A couple of questions about Hungary. I think we've already spoken of that, but there were other questions looking for an update on the ongoing litigation with the preferred shareholders.

Jeffrey H. Smulyan

Well, as you know, again, we try not to litigate very much around here, but we've had two pretty significant controversies. We feel like we'll be vindicated in the Hungarian matter and we feel like we had been vindicated already with the preferred shareholders. We won a pretty resounding victory in the first round with the preferred shareholders. We take the position that, as they want to continue to litigate, we're here. We certainly have a large war chest to keep spending, because we think that every time they litigate, they're going to lose again.

And we think that at some point it will be over, but we've also said – people who know us know – I used to have an uncle who said – he always was a pioneer who wanted to be an early settler. We always would like to settle. And we're willing to settle and we're willing to litigate. It's up to them.

Patrick M. Walsh

I don't know if this question came from your uncle, but...

Jeffrey H. Smulyan

If it came from your uncle, we've got a different call. (Inaudible) He was a lovely man.

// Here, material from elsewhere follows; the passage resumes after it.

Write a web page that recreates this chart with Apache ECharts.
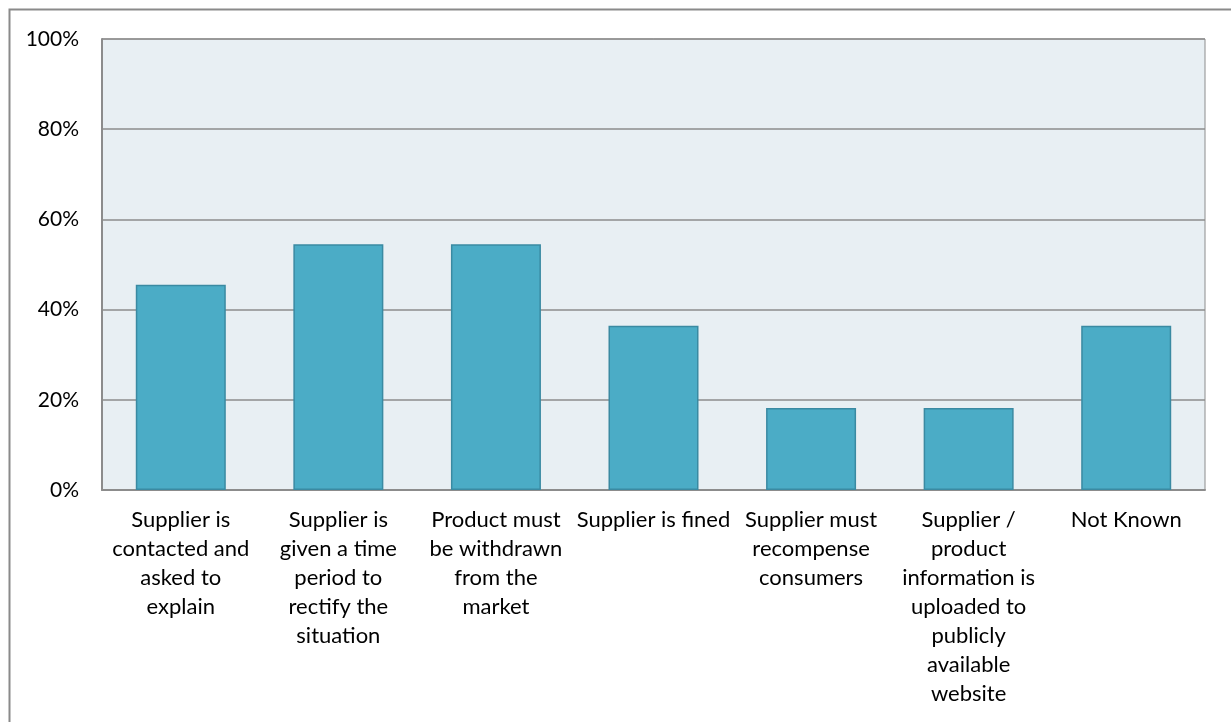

He passed away many years ago.

Patrick M. Walsh

You mentioned you're looking – on previous call, you mentioned that you're looking to partner with private equity on possible M&A.

Jeffrey H. Smulyan


Patrick M. Walsh

How is that process going? What are you looking at?

Jeffrey H. Smulyan

Well, we're looking at several different things. And we have had very intriguing talks with some very large private equity sources. We've identified one, possibly a second, and that's ongoing. I think what we do might be pretty interesting to people. And since we haven't done anything yet, there is none to announce.

Patrick M. Walsh

Last question. You're generating a lot of free cash flow relative to your stock price.

Jeffrey H. Smulyan


Patrick M. Walsh

A lot of that's going towards amortizing the $8 million to amortize to debt, but there is free cash flow on top of that. Free cash flow yield is really high, yet the stock price doesn't seem to move. What do you think it will take to get the price moving again?

Jeffrey H. Smulyan

Well, I think the industry needs a game change. And I’ve said that for several years. It's frustrating. I deal with a lot of friends in this business who are having big troubles fixing their balance sheet. There is an overhang in a lot of areas in the industry. I think the industry has to have a catalyst. It’s frustrating to me. It's frustrating to everybody in this company and in this industry to see the stocks languish because there just aren't many people paying attention. But I think if we do something, somebody is going to notice that this is a company that's producing pretty remarkable results and has some pretty remarkable assets and people and it's an industry that reaches an awful lot of people every week. That makes some big different in the lives of the American public. So, hopefully, something will notice. So that's why we've been so fanatical about radio and Smartphone’s because we think it will cause people to look at radio differently and that's what we need.

Kate Snedeker

Before Jeff’s closing comments, just a reminder, a playback of the call will be available until next week, May 15, at 402-998-0731. Jeff?

Jeffrey H. Smulyan

Kate, thanks. Again, I want to thank our employees first. They're the reasons that we've come through what we've come through. They're the reasons that we have a remarkable culture. They're the reasons that we innovate at a level that's different than anywhere else in this industry. And they're the reasons that we're poised to do some pretty significant things in the coming year and years ahead.

So, first, I want to thank them. I want to thank everybody for listening today. Stay tuned to the Emmis story, stay tuned to the American radio story. We think that there are some better times ahead. Thank you.

Kate Snedeker

Thank you.


And that concludes today’s call. Thank you all for participating. You may now disconnect.